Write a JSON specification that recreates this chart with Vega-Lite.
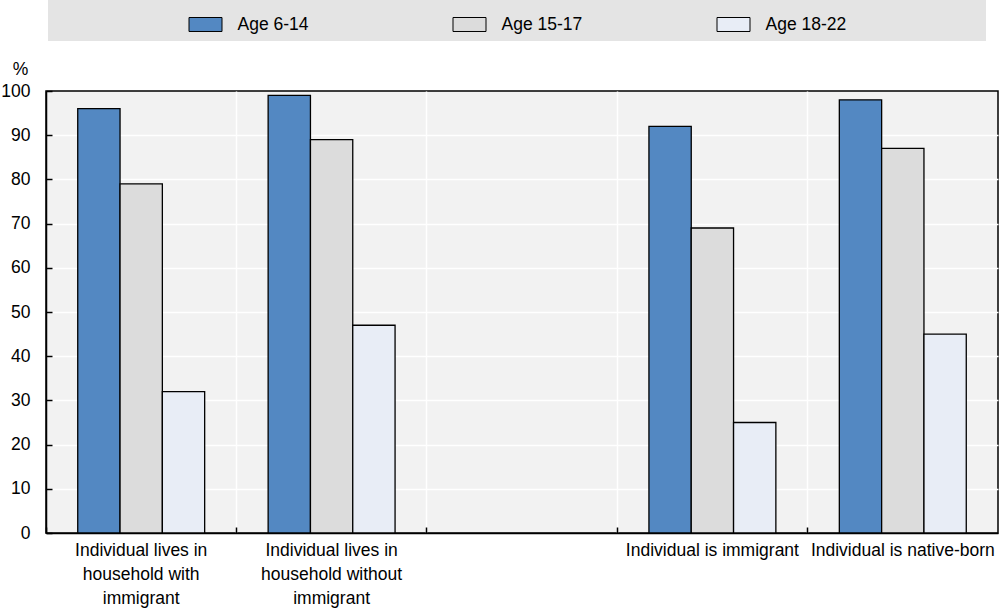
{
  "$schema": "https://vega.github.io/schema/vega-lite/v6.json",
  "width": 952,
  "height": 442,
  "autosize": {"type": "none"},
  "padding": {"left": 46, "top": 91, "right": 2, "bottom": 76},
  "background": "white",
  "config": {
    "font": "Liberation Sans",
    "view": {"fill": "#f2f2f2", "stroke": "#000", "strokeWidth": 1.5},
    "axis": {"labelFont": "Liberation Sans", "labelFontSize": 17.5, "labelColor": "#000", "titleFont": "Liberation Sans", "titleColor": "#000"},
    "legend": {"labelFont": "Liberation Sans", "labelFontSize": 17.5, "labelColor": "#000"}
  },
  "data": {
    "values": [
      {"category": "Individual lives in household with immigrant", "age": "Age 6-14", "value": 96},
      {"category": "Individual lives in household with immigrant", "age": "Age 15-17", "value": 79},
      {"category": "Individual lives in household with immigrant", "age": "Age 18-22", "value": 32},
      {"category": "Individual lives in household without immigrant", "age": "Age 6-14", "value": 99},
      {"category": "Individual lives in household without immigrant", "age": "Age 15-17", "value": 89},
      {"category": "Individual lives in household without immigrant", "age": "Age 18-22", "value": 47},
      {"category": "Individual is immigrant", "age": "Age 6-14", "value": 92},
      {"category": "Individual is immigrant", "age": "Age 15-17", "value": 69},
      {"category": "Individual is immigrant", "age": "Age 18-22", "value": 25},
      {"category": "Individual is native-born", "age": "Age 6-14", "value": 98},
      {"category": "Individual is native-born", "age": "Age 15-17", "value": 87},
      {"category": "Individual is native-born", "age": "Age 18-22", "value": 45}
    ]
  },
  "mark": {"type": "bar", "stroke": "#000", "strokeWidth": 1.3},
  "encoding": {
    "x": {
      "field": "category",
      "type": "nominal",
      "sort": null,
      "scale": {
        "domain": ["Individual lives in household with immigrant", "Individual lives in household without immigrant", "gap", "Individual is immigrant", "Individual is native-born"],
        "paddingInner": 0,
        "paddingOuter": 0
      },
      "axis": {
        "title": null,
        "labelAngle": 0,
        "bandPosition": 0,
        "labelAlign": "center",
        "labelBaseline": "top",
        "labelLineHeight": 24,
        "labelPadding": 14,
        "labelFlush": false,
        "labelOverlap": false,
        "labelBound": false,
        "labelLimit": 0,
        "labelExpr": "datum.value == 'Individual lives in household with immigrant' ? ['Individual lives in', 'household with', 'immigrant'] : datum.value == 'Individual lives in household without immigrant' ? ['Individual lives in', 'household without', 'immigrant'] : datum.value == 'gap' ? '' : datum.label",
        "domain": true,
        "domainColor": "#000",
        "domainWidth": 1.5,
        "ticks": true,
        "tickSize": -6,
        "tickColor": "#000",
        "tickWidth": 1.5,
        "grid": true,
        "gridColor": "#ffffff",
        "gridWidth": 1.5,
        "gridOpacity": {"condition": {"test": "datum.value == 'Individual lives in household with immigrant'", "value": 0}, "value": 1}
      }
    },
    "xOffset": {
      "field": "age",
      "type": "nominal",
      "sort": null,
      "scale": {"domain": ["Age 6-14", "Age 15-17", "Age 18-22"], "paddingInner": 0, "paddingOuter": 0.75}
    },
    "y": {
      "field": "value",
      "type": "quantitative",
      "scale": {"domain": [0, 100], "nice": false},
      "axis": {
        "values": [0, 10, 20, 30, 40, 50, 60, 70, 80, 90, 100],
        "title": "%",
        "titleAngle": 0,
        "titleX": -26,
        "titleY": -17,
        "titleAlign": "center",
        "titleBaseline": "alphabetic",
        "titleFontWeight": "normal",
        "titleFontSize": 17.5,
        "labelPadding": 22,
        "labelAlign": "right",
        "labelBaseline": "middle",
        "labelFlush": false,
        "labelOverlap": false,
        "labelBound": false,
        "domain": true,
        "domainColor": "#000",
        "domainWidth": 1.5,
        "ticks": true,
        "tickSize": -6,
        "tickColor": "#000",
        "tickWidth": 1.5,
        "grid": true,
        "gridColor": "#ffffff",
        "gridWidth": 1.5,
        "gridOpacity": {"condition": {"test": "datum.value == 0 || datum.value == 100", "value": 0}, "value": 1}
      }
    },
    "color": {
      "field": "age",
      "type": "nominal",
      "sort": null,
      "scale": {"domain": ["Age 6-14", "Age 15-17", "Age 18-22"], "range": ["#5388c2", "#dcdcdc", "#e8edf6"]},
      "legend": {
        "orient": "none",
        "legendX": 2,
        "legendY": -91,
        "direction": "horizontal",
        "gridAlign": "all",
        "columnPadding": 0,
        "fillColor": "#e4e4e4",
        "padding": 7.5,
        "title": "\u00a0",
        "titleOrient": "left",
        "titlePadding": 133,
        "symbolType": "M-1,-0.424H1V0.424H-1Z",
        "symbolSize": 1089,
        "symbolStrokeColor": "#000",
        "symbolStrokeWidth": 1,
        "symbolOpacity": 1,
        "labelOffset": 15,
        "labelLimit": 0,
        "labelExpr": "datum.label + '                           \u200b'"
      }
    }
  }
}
-----
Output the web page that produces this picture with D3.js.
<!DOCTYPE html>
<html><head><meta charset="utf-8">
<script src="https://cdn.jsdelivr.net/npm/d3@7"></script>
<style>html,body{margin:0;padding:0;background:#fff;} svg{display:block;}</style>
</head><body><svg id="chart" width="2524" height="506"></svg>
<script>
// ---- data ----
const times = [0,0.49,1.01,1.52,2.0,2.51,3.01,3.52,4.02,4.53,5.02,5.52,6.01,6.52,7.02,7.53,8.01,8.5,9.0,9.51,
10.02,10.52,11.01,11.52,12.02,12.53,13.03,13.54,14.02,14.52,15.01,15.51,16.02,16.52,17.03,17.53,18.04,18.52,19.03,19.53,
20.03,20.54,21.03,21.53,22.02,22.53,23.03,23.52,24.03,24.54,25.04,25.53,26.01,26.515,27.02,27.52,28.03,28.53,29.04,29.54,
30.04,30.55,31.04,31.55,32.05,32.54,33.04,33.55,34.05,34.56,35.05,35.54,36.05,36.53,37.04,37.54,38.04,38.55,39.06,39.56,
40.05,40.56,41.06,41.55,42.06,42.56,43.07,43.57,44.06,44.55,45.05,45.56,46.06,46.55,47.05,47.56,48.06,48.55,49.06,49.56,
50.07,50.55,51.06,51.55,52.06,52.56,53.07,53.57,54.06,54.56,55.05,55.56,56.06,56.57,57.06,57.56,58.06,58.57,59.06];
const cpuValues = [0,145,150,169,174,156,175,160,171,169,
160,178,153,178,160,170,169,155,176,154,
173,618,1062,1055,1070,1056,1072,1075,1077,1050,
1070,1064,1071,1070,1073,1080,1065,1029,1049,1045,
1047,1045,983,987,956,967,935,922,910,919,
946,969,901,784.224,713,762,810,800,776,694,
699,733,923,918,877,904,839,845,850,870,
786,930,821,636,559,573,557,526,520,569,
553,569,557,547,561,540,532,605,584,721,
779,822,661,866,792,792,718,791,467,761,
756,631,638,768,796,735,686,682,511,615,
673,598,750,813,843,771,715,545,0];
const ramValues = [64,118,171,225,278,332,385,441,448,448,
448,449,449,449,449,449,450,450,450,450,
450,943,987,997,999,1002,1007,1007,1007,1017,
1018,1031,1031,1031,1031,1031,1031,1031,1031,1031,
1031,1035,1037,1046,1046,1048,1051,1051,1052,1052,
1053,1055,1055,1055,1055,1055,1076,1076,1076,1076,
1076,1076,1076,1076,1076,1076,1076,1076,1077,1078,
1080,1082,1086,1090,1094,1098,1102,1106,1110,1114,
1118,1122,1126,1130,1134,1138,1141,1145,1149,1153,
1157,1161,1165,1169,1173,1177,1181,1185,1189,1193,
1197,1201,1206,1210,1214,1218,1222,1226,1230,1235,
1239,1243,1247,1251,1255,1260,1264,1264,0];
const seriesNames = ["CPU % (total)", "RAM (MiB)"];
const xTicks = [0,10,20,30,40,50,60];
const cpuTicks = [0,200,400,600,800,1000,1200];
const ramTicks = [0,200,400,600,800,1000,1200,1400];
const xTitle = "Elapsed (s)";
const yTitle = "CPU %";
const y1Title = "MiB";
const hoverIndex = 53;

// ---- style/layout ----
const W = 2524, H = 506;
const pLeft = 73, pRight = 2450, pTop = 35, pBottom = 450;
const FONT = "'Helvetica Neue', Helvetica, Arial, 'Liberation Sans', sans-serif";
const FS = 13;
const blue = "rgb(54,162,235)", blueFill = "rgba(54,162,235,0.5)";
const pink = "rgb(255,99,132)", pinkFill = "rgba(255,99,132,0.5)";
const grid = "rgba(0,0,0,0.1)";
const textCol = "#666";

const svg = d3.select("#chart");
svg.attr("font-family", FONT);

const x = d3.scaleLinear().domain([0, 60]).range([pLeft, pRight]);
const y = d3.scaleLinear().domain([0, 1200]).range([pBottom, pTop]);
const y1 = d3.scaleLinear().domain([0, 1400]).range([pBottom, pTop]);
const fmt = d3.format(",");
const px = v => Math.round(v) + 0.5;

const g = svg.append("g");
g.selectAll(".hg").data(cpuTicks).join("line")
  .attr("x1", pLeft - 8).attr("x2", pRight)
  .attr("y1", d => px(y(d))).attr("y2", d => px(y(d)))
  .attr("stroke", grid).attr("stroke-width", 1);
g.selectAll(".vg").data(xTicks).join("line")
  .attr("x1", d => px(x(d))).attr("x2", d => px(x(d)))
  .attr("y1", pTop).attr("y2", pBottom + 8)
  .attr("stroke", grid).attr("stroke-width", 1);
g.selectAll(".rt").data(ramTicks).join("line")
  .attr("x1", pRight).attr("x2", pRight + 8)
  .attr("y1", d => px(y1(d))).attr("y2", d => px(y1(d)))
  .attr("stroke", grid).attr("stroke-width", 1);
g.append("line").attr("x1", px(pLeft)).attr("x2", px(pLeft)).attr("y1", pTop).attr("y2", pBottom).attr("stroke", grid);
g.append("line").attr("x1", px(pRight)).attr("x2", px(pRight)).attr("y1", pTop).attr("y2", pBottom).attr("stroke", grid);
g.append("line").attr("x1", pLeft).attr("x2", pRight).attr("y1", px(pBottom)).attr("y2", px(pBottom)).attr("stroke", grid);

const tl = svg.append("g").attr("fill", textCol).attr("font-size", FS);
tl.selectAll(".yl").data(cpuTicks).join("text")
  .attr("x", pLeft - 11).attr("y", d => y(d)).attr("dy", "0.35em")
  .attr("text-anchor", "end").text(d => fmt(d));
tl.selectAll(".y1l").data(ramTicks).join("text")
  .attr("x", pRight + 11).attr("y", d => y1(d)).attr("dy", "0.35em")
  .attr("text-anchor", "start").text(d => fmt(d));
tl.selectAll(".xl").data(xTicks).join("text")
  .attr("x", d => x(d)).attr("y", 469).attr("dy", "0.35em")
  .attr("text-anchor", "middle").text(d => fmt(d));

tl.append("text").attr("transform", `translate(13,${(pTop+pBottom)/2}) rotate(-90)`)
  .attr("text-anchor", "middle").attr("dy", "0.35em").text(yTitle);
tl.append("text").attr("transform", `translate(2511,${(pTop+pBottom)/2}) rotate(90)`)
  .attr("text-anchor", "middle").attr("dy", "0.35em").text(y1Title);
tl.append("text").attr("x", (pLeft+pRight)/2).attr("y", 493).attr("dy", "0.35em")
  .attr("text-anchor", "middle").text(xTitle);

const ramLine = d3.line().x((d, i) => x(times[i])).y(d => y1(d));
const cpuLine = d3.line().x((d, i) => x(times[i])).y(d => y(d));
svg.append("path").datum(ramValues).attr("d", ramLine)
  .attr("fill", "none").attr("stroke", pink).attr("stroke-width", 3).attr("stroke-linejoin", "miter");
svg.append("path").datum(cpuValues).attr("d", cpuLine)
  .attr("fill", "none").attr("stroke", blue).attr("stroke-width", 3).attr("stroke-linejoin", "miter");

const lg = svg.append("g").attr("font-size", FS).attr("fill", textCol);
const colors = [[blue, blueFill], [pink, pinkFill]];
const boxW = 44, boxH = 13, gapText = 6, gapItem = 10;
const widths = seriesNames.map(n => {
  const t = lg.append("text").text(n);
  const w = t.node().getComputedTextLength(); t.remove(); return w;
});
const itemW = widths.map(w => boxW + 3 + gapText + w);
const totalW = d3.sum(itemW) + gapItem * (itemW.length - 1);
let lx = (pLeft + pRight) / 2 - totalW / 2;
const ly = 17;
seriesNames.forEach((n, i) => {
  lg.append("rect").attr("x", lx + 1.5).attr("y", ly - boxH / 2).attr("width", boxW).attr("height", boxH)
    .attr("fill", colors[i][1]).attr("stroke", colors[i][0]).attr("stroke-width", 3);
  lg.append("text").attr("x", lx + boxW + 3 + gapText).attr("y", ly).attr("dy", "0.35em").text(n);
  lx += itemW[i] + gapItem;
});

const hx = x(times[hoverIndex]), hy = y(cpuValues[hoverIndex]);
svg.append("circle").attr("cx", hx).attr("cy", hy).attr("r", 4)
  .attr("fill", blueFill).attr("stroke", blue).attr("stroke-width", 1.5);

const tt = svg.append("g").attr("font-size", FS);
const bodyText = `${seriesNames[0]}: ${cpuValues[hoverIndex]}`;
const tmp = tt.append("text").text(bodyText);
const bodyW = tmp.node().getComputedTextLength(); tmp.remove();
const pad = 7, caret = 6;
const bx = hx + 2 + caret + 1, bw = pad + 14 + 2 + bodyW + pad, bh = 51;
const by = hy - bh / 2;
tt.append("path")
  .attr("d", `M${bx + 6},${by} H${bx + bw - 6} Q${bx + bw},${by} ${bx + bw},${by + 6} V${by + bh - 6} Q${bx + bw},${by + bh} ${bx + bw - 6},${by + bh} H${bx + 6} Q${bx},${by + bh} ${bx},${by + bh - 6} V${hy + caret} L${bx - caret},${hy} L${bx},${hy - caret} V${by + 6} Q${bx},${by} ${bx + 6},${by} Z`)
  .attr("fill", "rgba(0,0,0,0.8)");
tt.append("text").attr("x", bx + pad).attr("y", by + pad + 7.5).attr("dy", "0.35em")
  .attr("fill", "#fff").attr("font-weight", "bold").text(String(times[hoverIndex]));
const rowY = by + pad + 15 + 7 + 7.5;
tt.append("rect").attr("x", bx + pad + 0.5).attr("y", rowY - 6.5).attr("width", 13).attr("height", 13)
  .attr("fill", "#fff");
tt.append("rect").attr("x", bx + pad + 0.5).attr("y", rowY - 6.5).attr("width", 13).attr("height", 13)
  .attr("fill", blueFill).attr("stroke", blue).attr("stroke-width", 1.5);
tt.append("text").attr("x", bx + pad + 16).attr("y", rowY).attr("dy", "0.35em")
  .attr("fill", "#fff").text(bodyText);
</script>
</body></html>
-----
Collect every line above that contains the word "chart".

Write a JSON specification that recreates this chart with Vega-Lite.
</head><body><svg id="chart" width="2524" height="506"></svg>
const svg = d3.select("#chart");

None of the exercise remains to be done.